TEFL Interview Tips Number Four: Beware of interviewers who change the game on you halfway through the interview. I once applied for a job at another "prestigious" chain of K-12s. The friend who directed me there was trustworthy, and was working there himself, though at a different branch than the one I interviewed at. I was applying for an opening in their English prep for 11th and 12th graders, and we started off the interview talking about that. It was all going swimmingly.

Yeah. Insist on me teaching small children.
Then the woman asked me how I'd feel about teaching the kindergarteners. I told her I wasn't really interested, but she pressed on. "Oh, but it's such fun! You can do music and drama!" and I said I wasn't really into that kind of thing. "But we really need someone to teach kindergarten, you'll just love it," and I asked if I was interviewing for the older kids or for kindergarten. She wouldn't give me an exactly straight answer about that. So I looked her right in the eye like you're supposed to do in job interviews, and said, "Look. I have no experience teaching children. I have no training for teaching children. I'm not interested in teaching children, and I don't really even like children." Unfazed, she was all, "Come and meet our principal and when can you start?"

So, no.

Job interviews pretty much suck.
It's a wonder anyone lands a decent job or that schools stay in business. But they do. It's just that when you're getting desperate for work and going through the nerve-wracking process of a job interview, all prepared with your big words and professional clothing, suffering the smug stares of the people who already work there, it can be hard to remember you're interviewing them just as much as they're interviewing you, and you should be making sure that, first impressions aside, it's the kind of place you really want to work.


6 comments:

Bulent Murtezaoglu said...

Thank you for writing this -- I will be shwoing this entry to American friends who occasionally get the idea to come teach here. About those 'big name' schools I'll offer usage examples of a Turkish term you probably already know: eşek bağlasan bitirir. Judging by the number people pushing into their fifties who still try to impress others by mentioning even the high school they have attended, I conclude the saying has some basis in fact.

Nomad said...

One of your best post.. and that's quite a declaration! I feel like I just met my own ghost-writer because so many of your experiences mirror mine. Thanks so much for sharing.

Stranger said...

Thanks, Nomad!

@Bülent-- a perfect expression that I should have known. It probably explains more about my job now than I care to think about...

Nomad said...

I recall going to an interview with the Colonel (I can't actually remember exactly why I gave him that nickname but it was probably his imperious attitude and not his military efficiency.)
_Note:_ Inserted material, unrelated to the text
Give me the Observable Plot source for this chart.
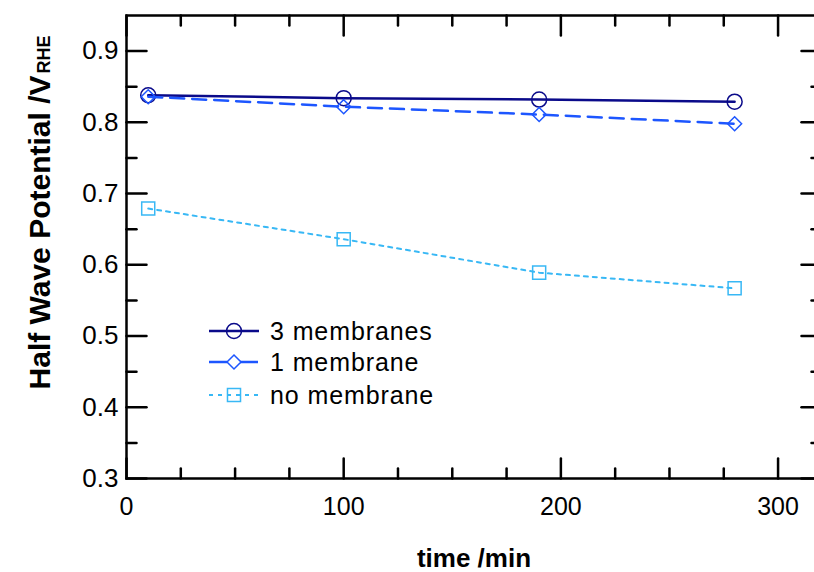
<!DOCTYPE html>
<html><head><meta charset="utf-8">
<script src="https://cdn.jsdelivr.net/npm/d3@7"></script>
<script src="https://cdn.jsdelivr.net/npm/@observablehq/plot@0.6"></script>
<style>
html,body{margin:0;padding:0;overflow:hidden;background:#fff;}
#wrap{position:relative;width:814px;height:572px;overflow:hidden;}
svg{font-family:"Liberation Sans",Arial,Helvetica,sans-serif;}
</style></head><body><div id="wrap"></div>
<script>
const times = [10, 100, 190, 280];
const seriesNames = ["3 membranes", "1 membrane", "no membrane"];
const threeMembranes = [0.838, 0.834, 0.832, 0.829];
const oneMembrane = [0.836, 0.822, 0.811, 0.798];
const noMembrane = [0.679, 0.636, 0.589, 0.567];
const xMajorTicks = [0, 100, 200, 300];
const xMinorTicks = [25, 50, 75, 125, 150, 175, 225, 250, 275];
const yMajorTicks = [0.3, 0.4, 0.5, 0.6, 0.7, 0.8, 0.9];
const yMinorTicks = [0.35, 0.45, 0.55, 0.65, 0.75, 0.85];
const xDomain = [0, 320];
const yDomain = [0.3, 0.95];
const xTitle = "time /min";
const yTitle = "Half Wave Potential /V";
const yTitleSub = "RHE";

const colors = ["#0a0a8a", "#1d56ff", "#38b8f5"];
const symbols = ["circle", "diamond2", "square2"];
const d3Symbols = {circle: d3.symbolCircle, diamond2: d3.symbolDiamond2, square2: d3.symbolSquare2};
const dashes = [null, "14,8", "4,5"];
const legendDashes = [null, "18,13", "4,5"];
const radii = [7.5, 6.3, 8.3];
const widths = [2.5, 2.5, 2];

const seriesValues = [threeMembranes, oneMembrane, noMembrane];
const rows = seriesValues.map((vals, i) => vals.map((v, j) => ({series: seriesNames[i], i, time: times[j], value: v})));

const tickShape = {draw(ctx, l) { ctx.moveTo(0, 0); ctx.lineTo(0, -l); }};
const tk = (data, anchor, rot, len) => Plot.vector(data, {
  ...(anchor === "top" || anchor === "bottom" ? {x: d => d} : {y: d => d}),
  frameAnchor: anchor, rotate: rot, length: len, anchor: "start", shape: tickShape,
  stroke: "black", strokeWidth: 2.5
});

const marks = [];
rows.forEach((r, i) => {
  marks.push(Plot.line(r, {x: "time", y: "value", stroke: colors[i], strokeWidth: widths[i], strokeDasharray: dashes[i]}));
  marks.push(Plot.dot(r, {x: "time", y: "value", symbol: symbols[i], r: radii[i], stroke: colors[i], fill: "none", strokeWidth: 1.5}));
});

const chart = Plot.plot({
  width: 822, height: 572,
  marginLeft: 126, marginRight: 1, marginTop: 15, marginBottom: 94,
  x: {domain: xDomain},
  y: {domain: yDomain},
  style: {fontFamily: '"Liberation Sans",Arial,Helvetica,sans-serif', background: "white", overflow: "visible", maxWidth: "none"},
  marks: [
    ...marks,
    tk(xMajorTicks, "bottom", 0, 20), tk(xMinorTicks, "bottom", 0, 10),
    tk(xMajorTicks, "top", 180, 20), tk(xMinorTicks, "top", 180, 10),
    tk(yMajorTicks, "left", 90, 20), tk(yMinorTicks, "left", 90, 10),
    tk(yMajorTicks, "right", -90, 20), tk(yMinorTicks, "right", -90, 10),
    Plot.axisX({ticks: xMajorTicks, anchor: "bottom", tickSize: 0, tickPadding: 19, fontSize: 25, label: null, tickFormat: d => String(d)}),
    Plot.axisY({ticks: yMajorTicks, anchor: "left", tickSize: 0, tickPadding: 8, fontSize: 26, label: null, tickFormat: d => d.toFixed(1)}),
    Plot.frame({stroke: "black", strokeWidth: 2.5}),
    Plot.text([xTitle], {frameAnchor: "bottom", dy: 88, fontSize: 26, fontWeight: "bold", fill: "black"}),
    Plot.text([yTitle], {frameAnchor: "top-left", dx: -98, dy: 60, rotate: -90, textAnchor: "end", fontSize: 30, fontWeight: "bold", fill: "black"}),
    Plot.text([yTitleSub], {frameAnchor: "top-left", dx: -89, dy: 58, rotate: -90, textAnchor: "start", fontSize: 18, fontWeight: "bold", fill: "black"})
  ]
});
document.getElementById("wrap").appendChild(chart);

// legend
const svg = d3.select(chart);
const lg = svg.append("g").attr("text-anchor", "start");
const rowY = [331, 362, 395];
seriesNames.forEach((name, i) => {
  const g = lg.append("g").attr("transform", `translate(0,${rowY[i]})`);
  g.append("line").attr("x1", 209).attr("x2", 259).attr("y1", 0).attr("y2", 0)
    .attr("stroke", colors[i]).attr("stroke-width", widths[i]).attr("stroke-dasharray", legendDashes[i]);
  g.append("path").attr("transform", "translate(234,0)")
    .attr("d", d3.symbol(d3Symbols[symbols[i]], radii[i] * radii[i] * Math.PI)())
    .attr("fill", "none").attr("stroke", colors[i]).attr("stroke-width", 1.5);
  g.append("text").attr("x", 270).attr("y", 0).attr("dy", "0.35em").attr("text-anchor", "start")
    .attr("font-size", 25).attr("letter-spacing", "0.9px").attr("fill", "black").text(name);
});
</script></body></html>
Anyway, during the interview, he went on and on about having one of his teachers followed when she called in sick (there I said the word!) and he seemed so proud that he caught her teaching privately on the side. He told me how he had immediately the woman fired. That pretty much ended the interviewing process as far as I was concerned.
(Later I learned from another teacher that the Colonel had run into problems when he was accused of falsifying two teacher's signatures to contacts. They were quite surprised when he pulled out their phony contracts.)
Incidentally, I also recall that during the same interview, behind his desk, through the window was a building under construction and a big hairy construction guy was stripping down right and changing into his street clothes. I thought it was some kind of interviewing trick. But whenever I look back and think of the Colonel all I can picture is a big gorilla's bum.

I worked at one school (only eight months!) whose reputation was so bad that they were denied entry visas into England because of all the complaints and charges of misrepresentations.

My first week there, when I asked another teacher exactly what her salary was, she told me that, in fact, that month she owed the school money. WTF?
"That's right," she explained "I've had to take so many advances just to make ends meet that I still owe them money."
That's when the eight month nightmare began.

Unknown said...

Between you and Nomad, you have got it in one. I was never happier than the day I gave up working in Turkish schools and started a wonderful job representing a British university here in Turkey.

Stranger said...

Ah, yes, the phony contracts. They were pretty much par for the course when I worked at dershane. The way it worked was you had your contract in English (which we always believed didn't "count" somehow, probably because no one had the money or wherewithal to go to court for several years when a school failed to hold up its end), which existed primarily to make you feel like you had to hold up your end. Then there was the "real" contract in Turkish (I never was asked to sign one of those at dershane, but they were always there, signed and dated, whenever the Inspectors turned up), which showed your salary as about a third of what you were actually being paid, presumably as some sort of tax dodge or to get out of paying the right amount of SSK to the few token documented teachers who were called in to work on Inspector days. The Turkish contract also appeared if you tried to get heavy-handed about demanding a salary not having been paid to show you that, in fact, they didn't actually owe you anything.

@ Cook, between you and me and whatever members of the public who might be reading this, if a decent opportunity outside of teaching arose, I'd snap it up in a second.